# Chinchillas



## LadyFlynt

For those that don't know...that is what is on my head in my avatar 

Chinchillas are "rodents of not so strangely large size" and could be considered cousin to squirrels. They originate in the Andes Mountains of South America. They are a bit pricey, but cost about average when compared to a dog (not a pound dog, though I think pound mutts can make some of the best dogs). They are VERY sociable and will get irritated if they don't receive their mandated "social hour" with their owners at least once a day. Very routine oriented creatures  And they are very CLEAN; they take special "dust" baths every day.

Anyhow, here are some pictures of Pedro. Uncle and Cousin bought him when they lived with us this past year. These are from an evening social hour with him...we kept social hour to the bathroom or their living room in order to both contain him and keep the kitties from getting to him (though we were also using the time to acclimate their kitten to him as well...the best thing is to always have a cage between the two, as cats only see them as food, and chins only see cats as something bigger than themselves to torment). He has since moved to Florida with his owners (Amber, he should be right near you in Spring Hill now  ).

















Amber (our cousin) and Pedro















Pedro would use my head as means to check out the door above me or as a "leaping point". My headscarf made climbing convenient.


----------



## Kim G

How cute!


----------



## a mere housewife

Oh, I'm going to tell Ruben he can express his love to me by getting me a chinchilla.

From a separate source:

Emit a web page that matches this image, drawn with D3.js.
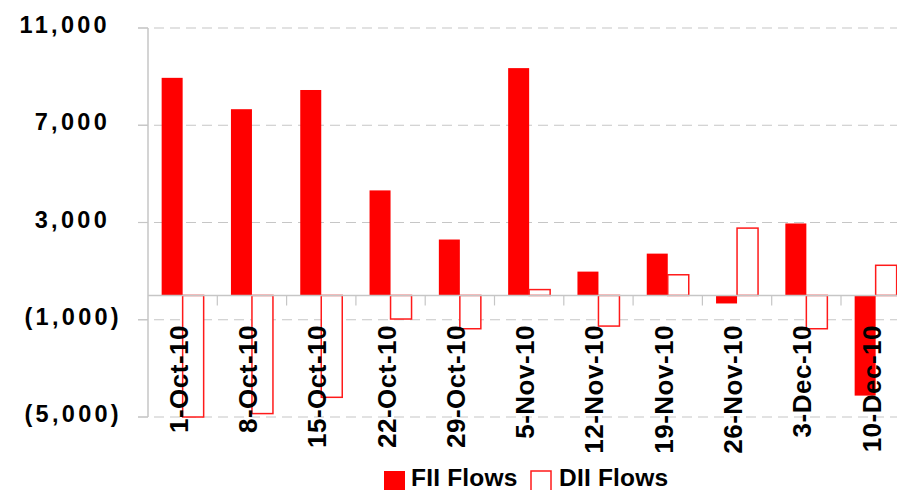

'I'd take my chinchilla everywhere, lalalala, I wouldn't care.'


----------



## LadyFlynt

a mere housewife said:


> Oh, I'm going to tell Ruben he can express his love to me by getting me a chinchilla.
> 
> 'I'd take my chinchilla everywhere, lalalala, I wouldn't care.'



You can buy a harness and leash for them


----------



## a mere housewife

I could walk my chinchilla. It would be _extremely _good for my health.


----------



## Theognome

My cat would run in terror from one of those.

Theogome


----------



## LawrenceU

They also make great stoles, jackets, and coats. . .


----------



## a mere housewife

Batman needs a good Batchinchilla.

By day a puritanboard moderator. By night, a superhero with a rodent that scares cats, He stalks through the streets of Gotham, walking a chinchilla on a leash . . .


----------



## LadyFlynt

LawrenceU said:


> They also make great stoles, jackets, and coats. . .

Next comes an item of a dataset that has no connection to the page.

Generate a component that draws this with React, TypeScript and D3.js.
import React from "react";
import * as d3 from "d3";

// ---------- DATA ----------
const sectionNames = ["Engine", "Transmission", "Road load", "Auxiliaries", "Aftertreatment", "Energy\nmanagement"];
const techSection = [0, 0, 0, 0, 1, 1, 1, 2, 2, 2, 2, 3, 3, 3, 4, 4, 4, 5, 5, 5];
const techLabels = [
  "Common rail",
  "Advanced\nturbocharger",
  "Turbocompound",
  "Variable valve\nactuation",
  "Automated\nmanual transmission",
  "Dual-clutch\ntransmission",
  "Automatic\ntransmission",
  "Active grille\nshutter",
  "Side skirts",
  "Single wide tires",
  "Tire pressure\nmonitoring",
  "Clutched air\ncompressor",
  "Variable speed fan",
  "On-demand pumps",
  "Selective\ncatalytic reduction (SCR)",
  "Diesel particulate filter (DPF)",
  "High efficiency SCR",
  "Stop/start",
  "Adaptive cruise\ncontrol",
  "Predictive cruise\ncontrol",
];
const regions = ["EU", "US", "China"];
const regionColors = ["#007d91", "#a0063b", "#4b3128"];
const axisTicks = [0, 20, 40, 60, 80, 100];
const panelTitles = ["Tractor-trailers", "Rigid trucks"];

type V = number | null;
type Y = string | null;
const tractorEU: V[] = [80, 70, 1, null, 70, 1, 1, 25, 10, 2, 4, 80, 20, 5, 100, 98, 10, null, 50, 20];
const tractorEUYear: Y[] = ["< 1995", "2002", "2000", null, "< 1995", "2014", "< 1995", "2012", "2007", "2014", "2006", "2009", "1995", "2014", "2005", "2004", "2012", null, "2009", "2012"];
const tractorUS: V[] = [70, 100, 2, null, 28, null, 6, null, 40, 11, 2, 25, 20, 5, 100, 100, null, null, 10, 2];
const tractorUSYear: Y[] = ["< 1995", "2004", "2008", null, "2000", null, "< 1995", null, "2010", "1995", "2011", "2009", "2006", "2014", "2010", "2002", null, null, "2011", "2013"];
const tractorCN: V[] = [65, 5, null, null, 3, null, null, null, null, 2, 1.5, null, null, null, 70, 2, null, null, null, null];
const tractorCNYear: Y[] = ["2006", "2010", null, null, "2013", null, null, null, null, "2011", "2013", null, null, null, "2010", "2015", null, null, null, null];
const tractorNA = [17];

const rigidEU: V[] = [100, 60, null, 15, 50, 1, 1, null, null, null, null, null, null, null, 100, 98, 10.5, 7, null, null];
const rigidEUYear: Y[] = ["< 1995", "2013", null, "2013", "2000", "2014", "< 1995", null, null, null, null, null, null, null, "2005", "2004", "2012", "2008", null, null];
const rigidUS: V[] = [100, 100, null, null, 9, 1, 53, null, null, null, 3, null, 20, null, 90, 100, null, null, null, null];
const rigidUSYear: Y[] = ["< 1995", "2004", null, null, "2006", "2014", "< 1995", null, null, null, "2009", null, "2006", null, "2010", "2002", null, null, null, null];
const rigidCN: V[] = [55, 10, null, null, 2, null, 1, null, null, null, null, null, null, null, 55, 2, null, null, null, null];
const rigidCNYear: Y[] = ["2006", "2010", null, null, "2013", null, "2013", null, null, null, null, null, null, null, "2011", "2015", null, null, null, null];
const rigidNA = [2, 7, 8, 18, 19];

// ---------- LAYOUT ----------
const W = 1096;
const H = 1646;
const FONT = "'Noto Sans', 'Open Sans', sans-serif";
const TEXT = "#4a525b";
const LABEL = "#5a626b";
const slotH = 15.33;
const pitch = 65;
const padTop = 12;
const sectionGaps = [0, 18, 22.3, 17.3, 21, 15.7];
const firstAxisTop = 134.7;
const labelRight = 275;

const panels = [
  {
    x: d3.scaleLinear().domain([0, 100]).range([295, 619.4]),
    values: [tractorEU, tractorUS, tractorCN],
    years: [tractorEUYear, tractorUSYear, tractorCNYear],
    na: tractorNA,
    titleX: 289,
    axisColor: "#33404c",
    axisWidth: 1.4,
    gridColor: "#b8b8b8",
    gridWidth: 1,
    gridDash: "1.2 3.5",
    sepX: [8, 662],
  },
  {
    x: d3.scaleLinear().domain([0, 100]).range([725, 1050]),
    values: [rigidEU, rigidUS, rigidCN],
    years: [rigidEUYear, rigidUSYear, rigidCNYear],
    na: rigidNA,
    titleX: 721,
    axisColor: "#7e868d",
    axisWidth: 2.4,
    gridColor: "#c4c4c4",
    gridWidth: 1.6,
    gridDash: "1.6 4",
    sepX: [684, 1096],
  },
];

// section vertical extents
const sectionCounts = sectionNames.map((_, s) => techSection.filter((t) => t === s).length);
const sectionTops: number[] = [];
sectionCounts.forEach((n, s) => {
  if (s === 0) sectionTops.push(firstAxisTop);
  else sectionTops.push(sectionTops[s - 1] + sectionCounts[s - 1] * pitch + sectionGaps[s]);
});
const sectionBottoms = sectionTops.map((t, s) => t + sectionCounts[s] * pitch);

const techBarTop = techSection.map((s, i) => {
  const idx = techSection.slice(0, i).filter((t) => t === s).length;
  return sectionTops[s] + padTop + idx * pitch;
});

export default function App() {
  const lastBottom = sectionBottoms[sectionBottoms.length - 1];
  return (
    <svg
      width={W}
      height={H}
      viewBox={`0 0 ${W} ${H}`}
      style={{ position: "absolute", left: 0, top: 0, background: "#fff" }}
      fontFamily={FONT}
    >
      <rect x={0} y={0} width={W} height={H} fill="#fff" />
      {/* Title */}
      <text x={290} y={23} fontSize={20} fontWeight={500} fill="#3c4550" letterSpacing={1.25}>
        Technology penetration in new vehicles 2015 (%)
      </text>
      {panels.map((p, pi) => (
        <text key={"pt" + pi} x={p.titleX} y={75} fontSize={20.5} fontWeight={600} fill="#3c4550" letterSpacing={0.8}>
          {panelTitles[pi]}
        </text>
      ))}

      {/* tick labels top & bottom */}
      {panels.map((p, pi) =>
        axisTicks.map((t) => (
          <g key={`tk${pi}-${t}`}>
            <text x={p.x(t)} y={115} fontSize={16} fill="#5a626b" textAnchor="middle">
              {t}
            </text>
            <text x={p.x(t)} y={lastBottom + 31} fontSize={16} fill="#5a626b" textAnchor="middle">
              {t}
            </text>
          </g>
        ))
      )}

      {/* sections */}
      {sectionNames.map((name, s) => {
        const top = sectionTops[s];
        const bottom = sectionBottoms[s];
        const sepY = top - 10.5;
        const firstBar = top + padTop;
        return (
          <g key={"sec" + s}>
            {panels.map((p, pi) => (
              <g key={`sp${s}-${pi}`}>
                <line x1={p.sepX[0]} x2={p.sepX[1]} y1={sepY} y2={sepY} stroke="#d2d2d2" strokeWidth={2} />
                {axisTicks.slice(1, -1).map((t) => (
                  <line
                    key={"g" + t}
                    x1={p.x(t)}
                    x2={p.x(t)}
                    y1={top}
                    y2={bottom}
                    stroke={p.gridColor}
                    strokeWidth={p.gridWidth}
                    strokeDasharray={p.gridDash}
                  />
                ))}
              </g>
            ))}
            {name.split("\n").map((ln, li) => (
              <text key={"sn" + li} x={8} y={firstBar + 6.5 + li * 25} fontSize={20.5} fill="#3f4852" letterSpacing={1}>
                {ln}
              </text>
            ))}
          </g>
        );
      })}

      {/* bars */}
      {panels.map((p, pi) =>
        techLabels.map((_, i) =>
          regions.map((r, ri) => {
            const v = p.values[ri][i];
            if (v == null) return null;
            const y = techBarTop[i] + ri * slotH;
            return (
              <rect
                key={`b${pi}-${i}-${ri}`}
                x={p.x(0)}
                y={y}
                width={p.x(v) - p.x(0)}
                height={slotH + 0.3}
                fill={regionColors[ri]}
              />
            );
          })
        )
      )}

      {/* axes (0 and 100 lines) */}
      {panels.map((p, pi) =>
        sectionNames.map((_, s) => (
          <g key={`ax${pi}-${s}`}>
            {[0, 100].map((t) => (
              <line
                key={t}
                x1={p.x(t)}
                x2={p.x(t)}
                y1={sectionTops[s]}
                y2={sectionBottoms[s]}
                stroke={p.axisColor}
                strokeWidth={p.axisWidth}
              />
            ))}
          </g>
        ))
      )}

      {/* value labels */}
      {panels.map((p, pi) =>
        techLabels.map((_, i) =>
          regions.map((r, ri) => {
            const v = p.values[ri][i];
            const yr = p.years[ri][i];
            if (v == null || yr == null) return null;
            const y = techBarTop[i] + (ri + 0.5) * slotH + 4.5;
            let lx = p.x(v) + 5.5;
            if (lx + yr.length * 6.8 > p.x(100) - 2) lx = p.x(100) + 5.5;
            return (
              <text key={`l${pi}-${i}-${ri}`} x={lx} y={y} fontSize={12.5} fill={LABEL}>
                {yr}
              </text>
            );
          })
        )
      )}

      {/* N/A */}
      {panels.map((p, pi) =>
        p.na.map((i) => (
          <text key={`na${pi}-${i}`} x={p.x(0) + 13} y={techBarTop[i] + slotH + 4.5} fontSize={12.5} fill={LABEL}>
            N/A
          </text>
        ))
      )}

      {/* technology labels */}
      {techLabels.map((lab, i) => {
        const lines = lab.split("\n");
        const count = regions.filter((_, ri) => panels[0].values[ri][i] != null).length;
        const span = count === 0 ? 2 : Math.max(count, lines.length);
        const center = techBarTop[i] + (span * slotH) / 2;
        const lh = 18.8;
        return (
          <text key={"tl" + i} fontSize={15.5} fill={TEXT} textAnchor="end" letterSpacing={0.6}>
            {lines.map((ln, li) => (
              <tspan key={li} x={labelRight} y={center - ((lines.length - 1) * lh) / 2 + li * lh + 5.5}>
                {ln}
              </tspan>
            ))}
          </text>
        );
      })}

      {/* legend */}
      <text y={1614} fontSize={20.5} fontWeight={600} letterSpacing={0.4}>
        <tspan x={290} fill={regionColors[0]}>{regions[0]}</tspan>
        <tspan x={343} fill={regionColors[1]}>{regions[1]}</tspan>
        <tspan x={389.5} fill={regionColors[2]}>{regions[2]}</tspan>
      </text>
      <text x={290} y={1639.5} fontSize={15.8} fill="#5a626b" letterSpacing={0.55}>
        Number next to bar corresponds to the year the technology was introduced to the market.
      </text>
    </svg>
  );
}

Meanie!  But yes, with as dense their coats are, they keep rather warm and clean.


----------



## he beholds

Wow. In some of those pictures you can tell how huge they are! 
I think I like that little guy!


----------



## AThornquist

Chinchillas are _so cute!_ I hear they are mean, though. Is this true?


----------



## LadyFlynt

he beholds said:


> Wow. In some of those pictures you can tell how huge they are!
> I think I like that little guy!



He was still young in those pictures. He did get a bigger.

-----Added 3/6/2009 at 02:12:19 EST-----



AThornquist said:


> Chinchillas are _so cute!_ I hear they are mean, though. Is this true?

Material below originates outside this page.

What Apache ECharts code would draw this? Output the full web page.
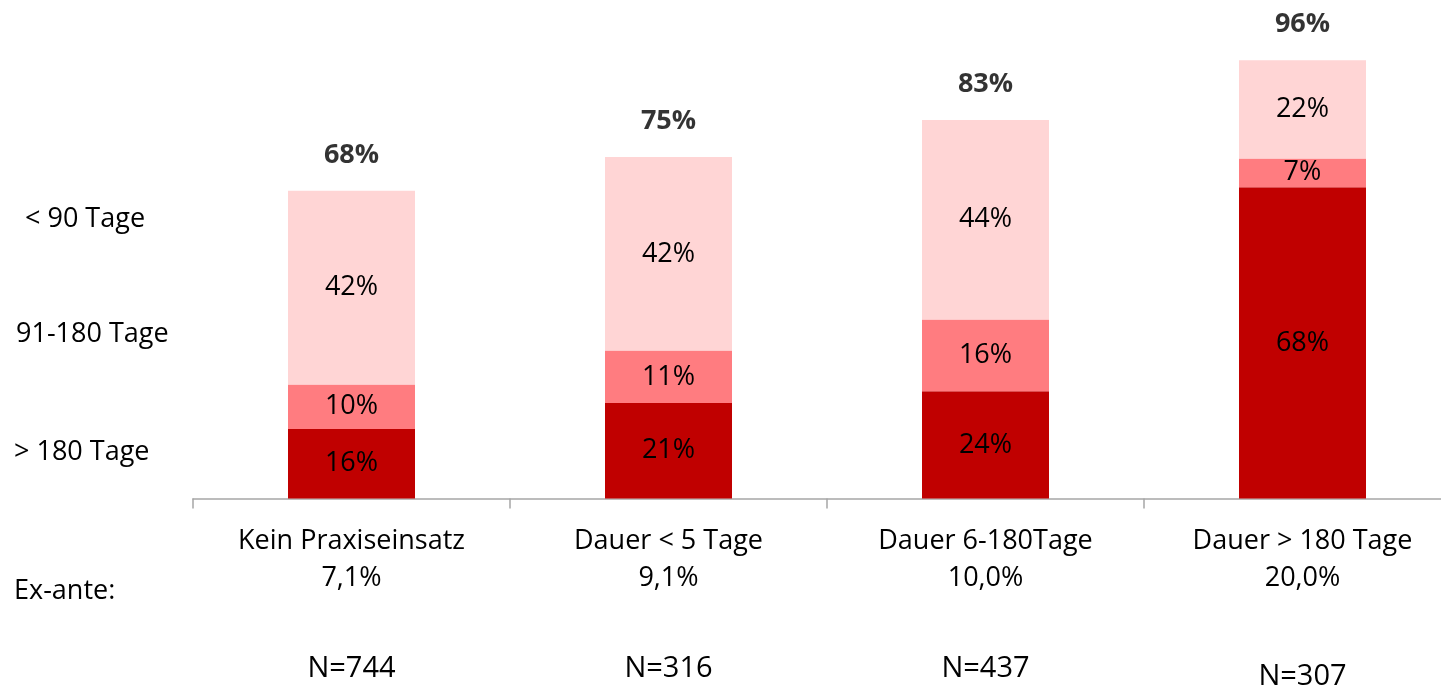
<!DOCTYPE html>
<head>
    <meta charset="utf-8">
    <title>Praxiseinsatz</title>
    <style>
        html, body { margin: 0; padding: 0; background: #fff; overflow: hidden; }
        /* etwas breiter als das Fenster, damit die letzte Kategorie rechts angeschnitten ist wie im Original */
        #main { width: 1461px; height: 691px; }
    </style>
</head>
<body>
    <div id="main"></div>
    <script src="https://cdn.jsdelivr.net/npm/echarts@6/dist/echarts.min.js"></script>
    <script type="text/javascript">
        // Kategorien und Werte (Anteile in %)
        var categories = ['Kein Praxiseinsatz', 'Dauer < 5 Tage', 'Dauer 6-180Tage', 'Dauer > 180 Tage'];
        var exAnte = ['7,1%', '9,1%', '10,0%', '20,0%'];
        var sampleN = ['N=744', 'N=316', 'N=437', 'N=307'];

        // Segmenthöhen
        var over180 = [15.2, 20.9, 23.5, 68.2];
        var mid91to180 = [9.8, 11.5, 15.7, 6.3];
        var under90 = [42.4, 42.4, 43.7, 21.5];

        // Beschriftungen wie im Original
        var over180Labels = ['16%', '21%', '24%', '68%'];
        var midLabels = ['10%', '11%', '16%', '7%'];
        var under90Labels = ['42%', '42%', '44%', '22%'];
        var totalLabels = ['68%', '75%', '83%', '96%'];

        var seriesNames = ['< 90 Tage', '91-180 Tage', '> 180 Tage'];

        var FONT = '"Open Sans"';
        var FS = 27;

        var totals = over180.map(function (v, i) { return v + mid91to180[i] + under90[i]; });

        var myChart = echarts.init(document.getElementById('main'));

        function segLabel(labels) {
            return {
                show: true,
                position: 'inside',
                color: '#000',
                fontFamily: FONT,
                fontSize: FS,
                formatter: function (p) { return labels[p.dataIndex]; }
            };
        }

        function sideText(txt, x, y) {
            return {
                type: 'text', x: x, y: y,
                style: { text: txt, fontFamily: FONT, fontSize: FS, fill: '#000', verticalAlign: 'middle' }
            };
        }

        var option = {
            animation: false,
            grid: { left: 193, right: 0, top: 42, height: 461 },
            xAxis: [{
                type: 'category',
                data: categories,
                axisLine: { lineStyle: { color: '#A6A6A6', width: 1.5 } },
                axisTick: { show: true, length: 10, lineStyle: { color: '#A6A6A6', width: 1.5 } },
                axisLabel: {
                    margin: 24,
                    interval: 0,
                    color: '#000',
                    fontFamily: FONT,
                    fontSize: FS,
                    lineHeight: 37,
                    formatter: function (v, i) { return v + '\n' + exAnte[i]; }
                }
            }, {
                type: 'category',
                data: sampleN,
                position: 'bottom',
                offset: 147,
                axisLine: { show: false },
                axisTick: { show: false },
                axisLabel: {
                    interval: 0,
                    margin: 8,
                    color: '#000',
                    formatter: function (v, i) { return i === 3 ? '{b|' + v + '}' : '{a|' + v + '}'; },
                    rich: {
                        a: { fontFamily: FONT, fontSize: 29, lineHeight: 30, color: '#000' },
                        b: { fontFamily: FONT, fontSize: 29, lineHeight: 30, color: '#000', padding: [16, 0, 0, 0] }
                    }
                }
            }],
            yAxis: { type: 'value', min: 0, max: 100, show: false },
            series: [{
                name: seriesNames[2],
                type: 'bar',
                stack: 'a',
                barWidth: 127,
                itemStyle: { color: '#C00000' },
                label: segLabel(over180Labels),
                data: over180
            }, {
                name: seriesNames[1],
                type: 'bar',
                stack: 'a',
                itemStyle: { color: '#FF7C80' },
                label: segLabel(midLabels),
                data: mid91to180
            }, {
                name: seriesNames[0],
                type: 'bar',
                stack: 'a',
                itemStyle: { color: '#FFD5D5' },
                label: segLabel(under90Labels),
                data: under90
            }, {
                name: 'Gesamt',
                type: 'scatter',
                symbolSize: 0,
                silent: true,
                label: {
                    show: true,
                    position: 'top',
                    distance: 22,
                    color: '#000',
                    fontFamily: FONT,
                    fontWeight: 'bold',
                    fontSize: FS,
                    formatter: function (p) { return totalLabels[p.dataIndex]; }
                },
                data: totals
            }],
            graphic: [
                sideText(seriesNames[0], 25, 219),
                sideText(seriesNames[1], 16, 334),
                sideText(seriesNames[2], 14, 452),
                sideText('Ex-ante:', 14, 591)
            ]
        };

        myChart.setOption(option);
    </script>
</body>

No! They are not mean. I would imagine they could get mean if they are mistreated or ignored. Pedro would get an attitude if his social hour was skipped for a day. You have to handle them regularly, you can hand feed them a raisin a day (more can cause sugar overload...not good). Give them their "bath" every day (they flip around in a container of special dusting powder...but no longer than 10min or it can affect their lungs). Basically, socialization and routine are key.


----------



## nicnap

LawrenceU said:


> They also make great stoles, jackets, and coats. . .



 Pffftttahahahahaha! That was great.


----------



## Skyler

That sounds like a fascinating pet. Did you let him run free around the house, or was he kept in a cage most of the time?


----------



## Augusta

He is so cute. I didn't realize they had cute, squirrel-like tails.


----------



## Solus Christus

a mere housewife said:


> Batman needs a good Batchinchilla.
> 
> By day a puritanboard moderator. By night, a superhero with a rodent that scares cats, He stalks through the streets of Gotham, walking a chinchilla on a leash . . .



Yeah, what's Batman without his Robin... erm... Batchinchilla.


----------



## AThornquist

LadyFlynt said:


> No! They are not mean. I would imagine they could get mean if they are mistreated or ignored. Pedro would get an attitude if his social hour was skipped for a day. You have to handle them regularly, you can hand feed them a raisin a day (more can cause sugar overload...not good). Give them their "bath" every day (they flip around in a container of special dusting powder...but no longer than 10min or it can affect their lungs). Basically, socialization and routine are key.



Oh, goodie  I want one! I don't think it would go over well with my cat though. She already attacks and beats up the dog that is many times her size.


----------



## LadyFlynt

He was kept in a cage when Uncle and Cousin were at work. They brought him out in the morning and in the evening. It wasn't safe to let him run (we have a cat, they have a kitten, and we have 7 munchkins...also, large house, rural living, just not a good idea to let a rodent loose).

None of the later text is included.